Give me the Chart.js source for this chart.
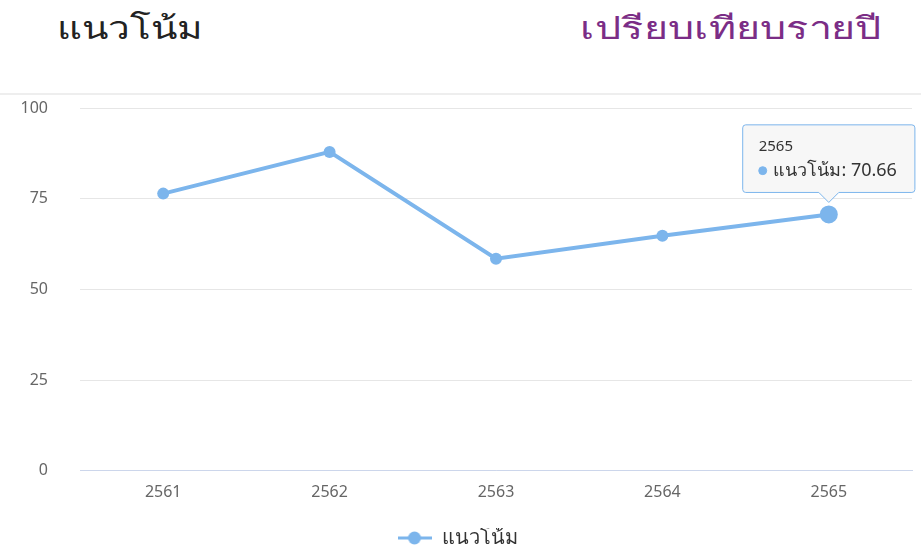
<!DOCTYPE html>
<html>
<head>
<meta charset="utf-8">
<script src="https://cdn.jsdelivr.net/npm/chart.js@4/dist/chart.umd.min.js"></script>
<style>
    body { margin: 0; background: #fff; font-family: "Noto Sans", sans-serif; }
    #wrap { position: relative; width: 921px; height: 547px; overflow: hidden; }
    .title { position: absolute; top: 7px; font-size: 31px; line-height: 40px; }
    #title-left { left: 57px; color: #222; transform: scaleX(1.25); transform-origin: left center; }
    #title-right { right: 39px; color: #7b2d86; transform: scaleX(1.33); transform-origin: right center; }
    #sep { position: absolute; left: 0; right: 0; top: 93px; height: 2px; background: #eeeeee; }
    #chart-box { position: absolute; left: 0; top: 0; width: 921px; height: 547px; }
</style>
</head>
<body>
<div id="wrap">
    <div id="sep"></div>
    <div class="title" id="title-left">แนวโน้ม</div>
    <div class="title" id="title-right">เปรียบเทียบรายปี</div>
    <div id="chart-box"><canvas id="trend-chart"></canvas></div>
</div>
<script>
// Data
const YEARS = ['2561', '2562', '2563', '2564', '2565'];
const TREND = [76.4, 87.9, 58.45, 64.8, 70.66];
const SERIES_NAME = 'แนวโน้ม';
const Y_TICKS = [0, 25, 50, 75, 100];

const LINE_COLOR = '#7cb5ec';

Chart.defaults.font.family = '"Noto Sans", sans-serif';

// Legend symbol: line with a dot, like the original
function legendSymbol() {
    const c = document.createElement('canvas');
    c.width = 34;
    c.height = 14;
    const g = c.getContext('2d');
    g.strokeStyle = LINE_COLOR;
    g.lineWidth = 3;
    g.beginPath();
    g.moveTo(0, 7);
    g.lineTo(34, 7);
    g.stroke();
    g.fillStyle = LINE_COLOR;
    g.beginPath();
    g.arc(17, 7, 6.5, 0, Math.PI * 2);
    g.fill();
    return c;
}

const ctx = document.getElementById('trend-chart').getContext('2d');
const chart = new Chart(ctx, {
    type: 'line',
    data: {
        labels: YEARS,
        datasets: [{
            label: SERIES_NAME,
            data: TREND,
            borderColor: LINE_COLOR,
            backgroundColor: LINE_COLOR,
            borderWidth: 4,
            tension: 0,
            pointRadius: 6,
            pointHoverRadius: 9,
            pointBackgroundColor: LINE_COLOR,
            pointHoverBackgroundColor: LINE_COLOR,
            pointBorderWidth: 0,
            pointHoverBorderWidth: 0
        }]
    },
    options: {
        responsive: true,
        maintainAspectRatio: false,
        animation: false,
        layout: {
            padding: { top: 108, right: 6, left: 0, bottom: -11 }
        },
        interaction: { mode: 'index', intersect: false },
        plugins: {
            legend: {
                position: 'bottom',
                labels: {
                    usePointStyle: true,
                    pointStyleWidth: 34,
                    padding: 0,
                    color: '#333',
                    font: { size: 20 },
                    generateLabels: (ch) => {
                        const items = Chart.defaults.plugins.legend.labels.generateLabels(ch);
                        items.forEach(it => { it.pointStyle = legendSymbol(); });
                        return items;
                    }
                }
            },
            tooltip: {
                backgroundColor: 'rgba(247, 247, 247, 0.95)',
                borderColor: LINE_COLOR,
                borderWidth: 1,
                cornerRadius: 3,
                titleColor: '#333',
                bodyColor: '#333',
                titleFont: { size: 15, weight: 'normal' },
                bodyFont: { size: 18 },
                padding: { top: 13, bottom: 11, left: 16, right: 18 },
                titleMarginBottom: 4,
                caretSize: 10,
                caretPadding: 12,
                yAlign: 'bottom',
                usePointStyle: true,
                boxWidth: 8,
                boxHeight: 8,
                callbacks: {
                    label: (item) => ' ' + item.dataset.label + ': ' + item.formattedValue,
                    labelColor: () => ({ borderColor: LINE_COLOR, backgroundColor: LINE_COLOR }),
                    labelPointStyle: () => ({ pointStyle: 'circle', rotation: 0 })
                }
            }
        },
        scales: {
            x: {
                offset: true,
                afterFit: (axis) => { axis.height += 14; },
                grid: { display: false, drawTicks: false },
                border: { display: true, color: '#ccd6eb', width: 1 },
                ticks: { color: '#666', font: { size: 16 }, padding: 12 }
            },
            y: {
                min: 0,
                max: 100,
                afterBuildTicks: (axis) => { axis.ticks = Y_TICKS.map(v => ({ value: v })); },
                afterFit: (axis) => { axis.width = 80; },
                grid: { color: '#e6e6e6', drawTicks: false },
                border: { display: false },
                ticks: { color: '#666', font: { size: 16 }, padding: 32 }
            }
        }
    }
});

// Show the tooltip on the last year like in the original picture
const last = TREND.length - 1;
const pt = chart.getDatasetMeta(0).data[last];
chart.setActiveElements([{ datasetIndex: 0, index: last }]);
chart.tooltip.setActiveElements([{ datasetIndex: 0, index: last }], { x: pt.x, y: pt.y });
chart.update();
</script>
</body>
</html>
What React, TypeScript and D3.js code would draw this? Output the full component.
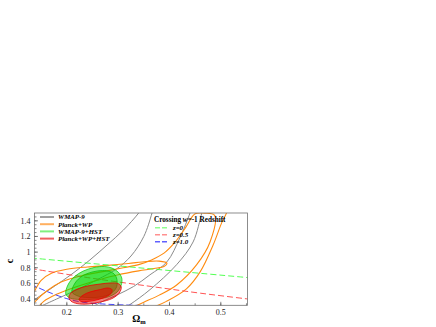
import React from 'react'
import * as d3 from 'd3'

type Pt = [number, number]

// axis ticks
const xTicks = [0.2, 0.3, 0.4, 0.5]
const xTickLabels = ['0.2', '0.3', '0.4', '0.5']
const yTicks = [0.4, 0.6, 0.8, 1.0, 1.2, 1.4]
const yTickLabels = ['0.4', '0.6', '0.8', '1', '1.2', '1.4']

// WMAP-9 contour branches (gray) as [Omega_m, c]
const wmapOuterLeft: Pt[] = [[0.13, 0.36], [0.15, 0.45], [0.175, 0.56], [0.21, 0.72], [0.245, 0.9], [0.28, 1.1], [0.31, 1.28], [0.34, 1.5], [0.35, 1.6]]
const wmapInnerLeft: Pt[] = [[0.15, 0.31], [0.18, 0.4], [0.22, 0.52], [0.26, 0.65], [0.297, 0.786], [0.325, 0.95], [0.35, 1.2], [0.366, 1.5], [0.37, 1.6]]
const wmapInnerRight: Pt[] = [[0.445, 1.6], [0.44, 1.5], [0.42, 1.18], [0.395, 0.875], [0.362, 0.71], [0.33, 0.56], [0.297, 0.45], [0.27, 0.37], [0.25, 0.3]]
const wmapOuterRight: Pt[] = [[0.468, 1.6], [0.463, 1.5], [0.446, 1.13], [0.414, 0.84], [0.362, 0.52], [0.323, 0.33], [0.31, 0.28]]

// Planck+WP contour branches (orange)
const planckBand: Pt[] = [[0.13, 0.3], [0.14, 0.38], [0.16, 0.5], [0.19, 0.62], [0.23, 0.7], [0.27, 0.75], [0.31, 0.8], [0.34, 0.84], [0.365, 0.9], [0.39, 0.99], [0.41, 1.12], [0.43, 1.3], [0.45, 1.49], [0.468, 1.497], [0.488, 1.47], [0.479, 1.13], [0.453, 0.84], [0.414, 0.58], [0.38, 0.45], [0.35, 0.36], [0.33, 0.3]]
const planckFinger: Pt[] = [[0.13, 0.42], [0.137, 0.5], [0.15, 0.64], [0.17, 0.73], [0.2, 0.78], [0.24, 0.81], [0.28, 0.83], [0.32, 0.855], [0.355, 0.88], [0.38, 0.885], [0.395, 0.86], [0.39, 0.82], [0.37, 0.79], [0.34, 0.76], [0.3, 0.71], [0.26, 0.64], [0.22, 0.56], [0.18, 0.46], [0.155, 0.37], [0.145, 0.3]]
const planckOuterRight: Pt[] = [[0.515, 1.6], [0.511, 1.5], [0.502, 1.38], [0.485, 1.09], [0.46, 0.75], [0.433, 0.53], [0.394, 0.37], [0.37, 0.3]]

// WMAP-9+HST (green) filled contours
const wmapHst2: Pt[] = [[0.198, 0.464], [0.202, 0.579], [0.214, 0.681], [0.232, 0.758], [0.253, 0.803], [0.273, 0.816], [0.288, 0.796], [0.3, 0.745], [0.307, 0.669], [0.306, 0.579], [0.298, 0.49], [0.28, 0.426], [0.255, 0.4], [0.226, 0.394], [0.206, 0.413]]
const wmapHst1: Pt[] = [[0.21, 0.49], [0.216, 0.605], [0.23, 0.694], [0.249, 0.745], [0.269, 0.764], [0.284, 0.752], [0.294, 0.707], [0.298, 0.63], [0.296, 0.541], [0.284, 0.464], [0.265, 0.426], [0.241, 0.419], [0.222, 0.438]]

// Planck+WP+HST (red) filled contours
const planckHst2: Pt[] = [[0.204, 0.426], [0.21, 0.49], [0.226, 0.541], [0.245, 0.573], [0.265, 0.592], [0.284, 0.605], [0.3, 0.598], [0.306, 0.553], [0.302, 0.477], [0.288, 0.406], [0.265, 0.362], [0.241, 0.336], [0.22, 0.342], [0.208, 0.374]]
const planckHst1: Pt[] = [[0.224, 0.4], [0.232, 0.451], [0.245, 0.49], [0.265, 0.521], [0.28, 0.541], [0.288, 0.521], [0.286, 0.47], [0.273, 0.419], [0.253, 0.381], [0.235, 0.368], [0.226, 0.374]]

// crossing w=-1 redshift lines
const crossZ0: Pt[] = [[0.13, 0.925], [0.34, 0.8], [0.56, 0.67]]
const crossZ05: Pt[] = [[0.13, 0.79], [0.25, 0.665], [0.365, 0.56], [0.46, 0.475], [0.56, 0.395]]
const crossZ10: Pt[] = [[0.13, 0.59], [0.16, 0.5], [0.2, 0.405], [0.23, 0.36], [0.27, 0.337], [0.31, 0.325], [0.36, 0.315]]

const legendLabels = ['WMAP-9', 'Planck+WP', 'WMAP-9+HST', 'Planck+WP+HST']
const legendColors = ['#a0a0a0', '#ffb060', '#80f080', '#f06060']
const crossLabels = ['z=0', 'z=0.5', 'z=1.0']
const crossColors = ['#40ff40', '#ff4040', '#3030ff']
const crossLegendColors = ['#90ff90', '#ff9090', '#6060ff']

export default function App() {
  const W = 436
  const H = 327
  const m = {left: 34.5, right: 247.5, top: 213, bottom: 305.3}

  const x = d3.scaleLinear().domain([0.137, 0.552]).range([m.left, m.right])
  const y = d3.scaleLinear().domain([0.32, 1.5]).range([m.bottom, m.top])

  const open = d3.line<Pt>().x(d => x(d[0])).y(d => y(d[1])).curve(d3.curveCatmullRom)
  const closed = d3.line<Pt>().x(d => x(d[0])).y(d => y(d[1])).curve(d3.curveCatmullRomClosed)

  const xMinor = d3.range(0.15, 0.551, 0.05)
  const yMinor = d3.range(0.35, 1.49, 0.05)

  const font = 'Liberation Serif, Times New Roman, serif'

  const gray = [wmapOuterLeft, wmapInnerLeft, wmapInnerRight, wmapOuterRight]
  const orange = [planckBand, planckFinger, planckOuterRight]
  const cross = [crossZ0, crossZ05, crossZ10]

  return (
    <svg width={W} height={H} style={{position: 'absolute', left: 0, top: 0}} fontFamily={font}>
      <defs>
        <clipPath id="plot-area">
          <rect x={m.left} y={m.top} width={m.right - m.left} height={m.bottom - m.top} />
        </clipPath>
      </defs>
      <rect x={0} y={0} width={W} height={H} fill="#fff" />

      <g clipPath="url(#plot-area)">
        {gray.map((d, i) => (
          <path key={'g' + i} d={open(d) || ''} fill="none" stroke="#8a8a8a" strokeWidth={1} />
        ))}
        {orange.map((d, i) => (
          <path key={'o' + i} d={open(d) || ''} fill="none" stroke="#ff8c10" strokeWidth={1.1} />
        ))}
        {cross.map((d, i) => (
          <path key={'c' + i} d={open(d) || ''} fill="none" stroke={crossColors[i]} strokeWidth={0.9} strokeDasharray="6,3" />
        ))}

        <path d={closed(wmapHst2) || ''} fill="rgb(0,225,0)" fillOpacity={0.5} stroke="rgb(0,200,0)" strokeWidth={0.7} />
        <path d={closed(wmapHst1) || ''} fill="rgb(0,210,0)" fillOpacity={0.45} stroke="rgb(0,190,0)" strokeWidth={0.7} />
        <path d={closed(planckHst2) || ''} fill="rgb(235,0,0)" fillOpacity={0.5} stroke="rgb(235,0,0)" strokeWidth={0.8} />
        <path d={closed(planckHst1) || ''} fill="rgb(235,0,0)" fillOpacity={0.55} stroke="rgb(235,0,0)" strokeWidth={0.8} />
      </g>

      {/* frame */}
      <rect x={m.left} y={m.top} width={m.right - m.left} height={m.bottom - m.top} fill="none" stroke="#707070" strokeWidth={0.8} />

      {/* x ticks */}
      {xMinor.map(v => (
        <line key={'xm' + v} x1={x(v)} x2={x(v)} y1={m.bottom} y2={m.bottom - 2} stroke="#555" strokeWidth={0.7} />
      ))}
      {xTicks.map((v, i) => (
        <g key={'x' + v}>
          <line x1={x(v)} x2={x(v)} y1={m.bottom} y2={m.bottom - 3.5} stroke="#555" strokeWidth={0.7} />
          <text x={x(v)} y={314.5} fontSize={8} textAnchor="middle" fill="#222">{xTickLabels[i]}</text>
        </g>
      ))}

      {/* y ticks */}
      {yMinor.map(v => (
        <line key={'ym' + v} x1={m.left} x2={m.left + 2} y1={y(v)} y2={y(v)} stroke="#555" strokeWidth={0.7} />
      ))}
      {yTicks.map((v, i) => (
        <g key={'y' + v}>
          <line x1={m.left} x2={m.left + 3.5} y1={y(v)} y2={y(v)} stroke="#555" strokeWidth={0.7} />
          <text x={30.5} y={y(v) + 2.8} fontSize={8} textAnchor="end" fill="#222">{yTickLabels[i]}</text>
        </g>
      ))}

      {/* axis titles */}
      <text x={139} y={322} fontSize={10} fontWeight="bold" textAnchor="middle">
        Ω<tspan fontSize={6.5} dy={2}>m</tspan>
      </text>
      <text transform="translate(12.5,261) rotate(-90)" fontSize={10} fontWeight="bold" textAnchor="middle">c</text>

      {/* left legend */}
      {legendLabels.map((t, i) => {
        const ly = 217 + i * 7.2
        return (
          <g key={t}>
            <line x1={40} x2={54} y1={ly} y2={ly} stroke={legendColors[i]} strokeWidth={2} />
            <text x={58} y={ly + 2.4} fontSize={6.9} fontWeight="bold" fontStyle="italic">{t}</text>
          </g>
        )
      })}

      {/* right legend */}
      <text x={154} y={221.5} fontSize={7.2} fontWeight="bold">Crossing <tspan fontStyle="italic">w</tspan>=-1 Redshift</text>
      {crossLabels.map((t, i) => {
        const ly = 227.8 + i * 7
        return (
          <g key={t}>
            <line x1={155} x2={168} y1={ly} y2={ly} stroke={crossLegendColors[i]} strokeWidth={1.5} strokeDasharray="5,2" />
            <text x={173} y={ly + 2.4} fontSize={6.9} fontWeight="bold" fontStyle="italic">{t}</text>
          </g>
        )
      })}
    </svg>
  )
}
◇ ◇ ◇
▶ _Given instruction_:
Extract the part of the records that opens with the line containing "What React, TypeScript" and closes with the line containing "type Pt = [number, number]". Take only those lines, exactly, and no pictures.

▶ _The result_:
What React, TypeScript and D3.js code would draw this? Output the full component.
import React from 'react'
import * as d3 from 'd3'

type Pt = [number, number]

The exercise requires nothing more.